Can you build wealth investing in Lego?
Toys may be a better investment than stocks or savings.
No matter where you grew up, if you were born after 1949, you or your friends most likely built and played with Lego sets and figurines. Fast-forward to the present day and these tiny, colourful bricks and pieces not only remain popular toys but are now valuable collectors items, with some kits worth hundreds and thousands of dollars.
Late last year, an analysis by British newspaper The Telegraph found the rate of return on Lego collectibles was significantly higher than investments favoured by savers on the Financial Times Stock Exchange (FTSE) 100 Index over the past 15 years.
The study revealed the value of the FTSE 100 at the end of 2015 was no higher than it was in February 2000, giving savers an average annual return of just 4.1% after dividend payouts.
In Australia, the rate of return on commodities such as gold and silver over the last 15 years (1999-2014) was 8.3% and 6% respectively, according to ABC Bullion.
In comparison, unopened, mint condition Lego sets have risen 12% each year since the Millennium.
The value of some second-hand discontinued sets has also increased, while newer sets, such as the popular Star Wars series, are returning even greater value - some released in 2014 sold for 36% more than the regular retail price.
Last year, Lego replaced Ferrari as independent valuer Brand Finance's "world's most powerful brand".
In 2011, after realising the profit margins vintage Lego sets and pieces were generating on seller's forums such as eBay, brothers Ed and Jeff Maciorowski launched Brickpicker, an online community that offers dedicated and detailed information, deals and assistance for Lego collectors and investors.
The site offers price guides, lot calculators, a brick index displaying the top performing sets on eBay over the past six months, brickfolios and inventory trackers.
In an interview with Inverse in March, Brickpicker co-founder Ed Maciorowski said that despite stiffer competition in recent years and a greater amount of inventory floating about, there are still sets which are returning huge margins over short periods.
For example, the Super Star Destroyer from the latest Star Wars film retailed at $US400 per set and now sells for around $US1,000, a little over a year later.
"It’s a huge set, it’s an awesome ship, so stuff like that will have longevity. But it will be harder to produce those superstars," Maciorowski said.
Although Lego sets rarely become outdated, given the ongoing brick design standardisation, Maciorowski said pre-2000 Lego packs aren’t worth a whole lot these days, unlike original classic comics.
He believes Lego is careful not to overproduce or re-release sets, allowing items to retain their value.
"Baseball cards got killed because they were just printing sheets of paper. There were millions of them, and there was technically no value to that anymore," he said.
"Here, this is plastic: For the most part they don’t fade, they don’t work differently, it’s a toy that never goes bad and they’re almost indestructible. It’s really hard to break a Lego piece! The mini figures all work together. That’s what’s great! It’s a commodity."

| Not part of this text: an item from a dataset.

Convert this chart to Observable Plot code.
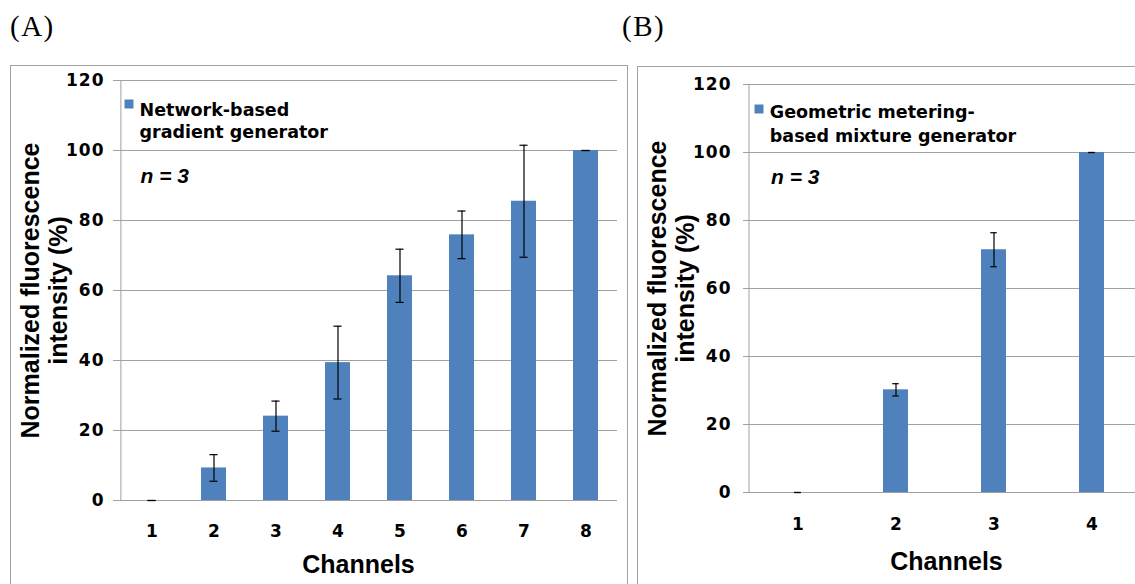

But investors beware! Buying up everything Lego won't necessarily turn you a profit in the future. A post on the Brickvesting Blog reveals a number of Lego products and themes, including Prince of Persia and The Lone Ranger, that proved so unpopular they're garnering less now than their original retail price.
Lego isn't the only shopping item to be considered a potentially sound investment. In the last five years, Chanel's Classic Flap Bag has seen a 71.92% increase in value. These figures make the bag one of the highest returning investments, outperforming the US housing market and the S&P 500.
Earlier this year, a rare collection of Australian Commonwealth coins dated 1910-1964 sold for more than $900,000 at auction, with many new records set for individual coins.